İslam’ın ilkeleriyle bizim her zaman ve her yerde tüm insanlığa örnek olmamız gerekmektedir Hz. Muhammed Mustafa Efendimizin (s.a.s.) ümmeti olarak. Bugün yeryüzü maalesef savaşlar, işgaller ve envai çeşit küresel felaketlerle kuşatılmış durumdadır. Yıllardır Karabağ’da yaşanan mezalimi hepimiz biliyoruz. Allah’a sonsuz hamd-u senalar olsun ki, Karabağ özgürlüğüne kavuşmuştur. Bugün şanlı Karabağ zaferinin yıl dönümüdür elhamdülillah, kutlu olsun mübarek olsun. Diğer yandan Gazze’de yaşananları görüyoruz. Topyekün bir halk, tüm dünyanın gözü önünde yok ediliyor, soykırıma uğruyor. Dünyanın neresinde olursa olsun zulüm ve kötülükleri ortadan kaldırmanın yolu Müslümanların birlik ve beraberliğinden geçmektedir. Zira Müslümanlar kardeşlik bilinci, dayanışma ruhuyla ortak hareket ettiğinde tüm insanlar huzura kavuşacaktır inşallah. Nitekim Cenab-ı Hak bir ayet-i kerimesinde; “Hepiniz toptan Allah’ın ipine sarılınız, tefrikaya düşmeyiniz.” buyurmaktadır.
Aziz Kardeşlerim!
Bizler gücümüzü kaybetmemek için birlik, beraberlik içerisinde hareket etme mecburiyetindeyiz. Her türlü fitne, tefrika ve zulüm karşısında dirayet, basiret ve ferasetle hareket etmek mecburiyetindeyiz. Zira tarih sahnesinde bizi güçlü kılan en temel etken, başta inancımız olmak üzere ortak değerlerimiz, ideallerimizdir, birliğimizdir, beraberliğimizdir, kardeşliğimizdir.

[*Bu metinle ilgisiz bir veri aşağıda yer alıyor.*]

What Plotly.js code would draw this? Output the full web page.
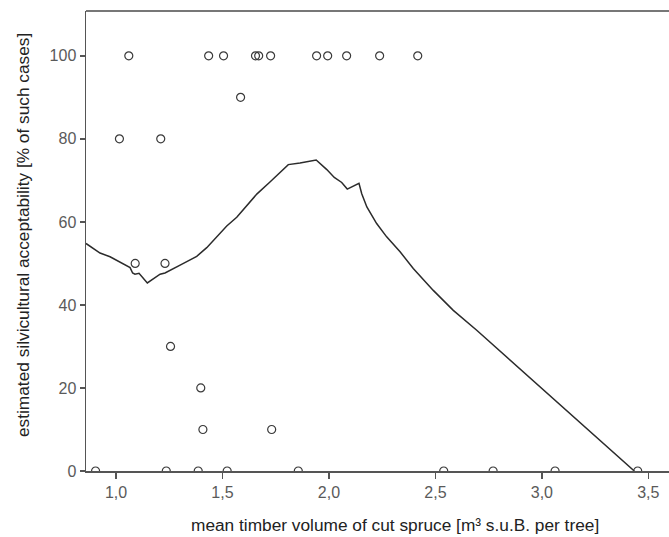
<!DOCTYPE html>
<html>
<head>
<meta charset="utf-8">
<script src="https://cdn.plot.ly/plotly-3.0.1.min.js"></script>
<style>html,body{margin:0;padding:0;background:#fff;}#chart{width:669px;height:537px;}</style>
</head>
<body>
<div id="chart"></div>
<script>
// observed cases: mean timber volume vs. acceptability
const pointVolume = [1.06, 1.435, 1.505, 1.655, 1.67, 1.726, 1.942, 1.994, 2.083, 2.238, 2.417,
  1.585, 1.016, 1.21, 1.09, 1.23, 1.256, 1.398, 1.408, 1.731,
  0.904, 1.236, 1.386, 1.522, 1.856, 2.539, 2.771, 3.062, 3.45];
const pointAccept = [100, 100, 100, 100, 100, 100, 100, 100, 100, 100, 100,
  90, 80, 80, 50, 50, 30, 20, 10, 10,
  0, 0, 0, 0, 0, 0, 0, 0, 0];

// fitted (smoothed) curve
const fitVolume = [0.859, 0.925, 0.972, 1.034, 1.066, 1.078, 1.089, 1.108, 1.117, 1.147, 1.207, 1.230,
  1.301, 1.379, 1.426, 1.473, 1.520, 1.567, 1.614, 1.661, 1.723, 1.809, 1.864, 1.940, 1.990, 2.025,
  2.060, 2.086, 2.141, 2.154, 2.178, 2.224, 2.271, 2.334, 2.396, 2.490, 2.584, 2.694, 3.434];
const fitAccept = [54.8, 52.5, 51.6, 50.0, 49.0, 47.7, 47.4, 47.6, 47.1, 45.3, 47.4, 47.7,
  49.6, 51.7, 53.8, 56.4, 59.0, 61.1, 63.8, 66.7, 69.6, 73.8, 74.2, 74.9, 72.6, 70.7,
  69.5, 67.9, 69.3, 66.8, 63.6, 59.6, 56.4, 52.8, 48.8, 43.5, 38.7, 33.9, 0.0];

const xTicks = [1.0, 1.5, 2.0, 2.5, 3.0, 3.5];
const yTicks = [0, 20, 40, 60, 80, 100];
const xTitle = 'mean timber volume of cut spruce [m³ s.u.B. per tree]';
const yTitle = 'estimated silvicultural acceptability [% of such cases]';

const traces = [
  {
    x: fitVolume, y: fitAccept, type: 'scatter', mode: 'lines',
    line: {color: '#2b2b2b', width: 1.5}, hoverinfo: 'skip', showlegend: false
  },
  {
    x: pointVolume, y: pointAccept, type: 'scatter', mode: 'markers',
    marker: {symbol: 'circle-open', size: 8, color: '#3a3a3a', line: {width: 1.2, color: '#3a3a3a'}},
    showlegend: false
  }
];

const tickFont = {family: 'Liberation Sans, Arial, sans-serif', size: 16, color: '#5a5a5a'};
const titleFont = {family: 'Liberation Sans, Arial, sans-serif', size: 17.3, color: '#222222'};

const layout = {
  width: 669, height: 537,
  margin: {l: 86, r: 0, t: 11, b: 66, pad: 0},
  paper_bgcolor: '#ffffff', plot_bgcolor: '#ffffff',
  separators: ',.',
  xaxis: {
    range: [0.859, 3.597], tickvals: xTicks, tickformat: '.1f',
    ticks: 'outside', ticklen: 6, tickwidth: 1.5, tickcolor: '#555555',
    showline: true, linecolor: '#555555', linewidth: 1.5,
    showgrid: false, zeroline: false, tickfont: tickFont, automargin: false
  },
  yaxis: {
    range: [0, 110.8], tickvals: yTicks,
    ticks: 'outside', ticklen: 5, tickwidth: 1.5, tickcolor: '#555555',
    showline: true, linecolor: '#555555', linewidth: 1.5,
    showgrid: false, zeroline: false, tickfont: tickFont, automargin: false
  },
  annotations: [
    {text: xTitle, xref: 'paper', yref: 'paper', x: 0.530, y: -0.117,
     xanchor: 'center', yanchor: 'middle', showarrow: false, font: titleFont},
    {text: yTitle, xref: 'paper', yref: 'paper', x: -0.108, y: 0.513, textangle: -90,
     xanchor: 'center', yanchor: 'middle', showarrow: false, font: titleFont}
  ],
  shapes: [
    {type: 'line', xref: 'paper', yref: 'paper', x0: 0, x1: 1, y0: 1, y1: 1,
     line: {color: '#777777', width: 2}}
  ]
};

Plotly.newPlot('chart', traces, layout, {displayModeBar: false, staticPlot: true});
</script>
</body>
</html>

Hutbemi, Yüce Rabbime niyaz ederek bitiriyorum: İlahi Ya Rabbi! Ümmet-i Muhammed’i tevhit ve vahdetle el ele, gönül gönüle daim eyle! Bizi kardeşlikten, iyilikten, adaletten, hak ve hakikatten ayırma. Birliğimizi ve dirliğimizi daim eyle Ya Rabbi. Bizi kendine layık kul, Habib-i edibine layık ümmet; vatanına, milletine ve tüm insanlığa faydalı bir insan eyle Allah’ım.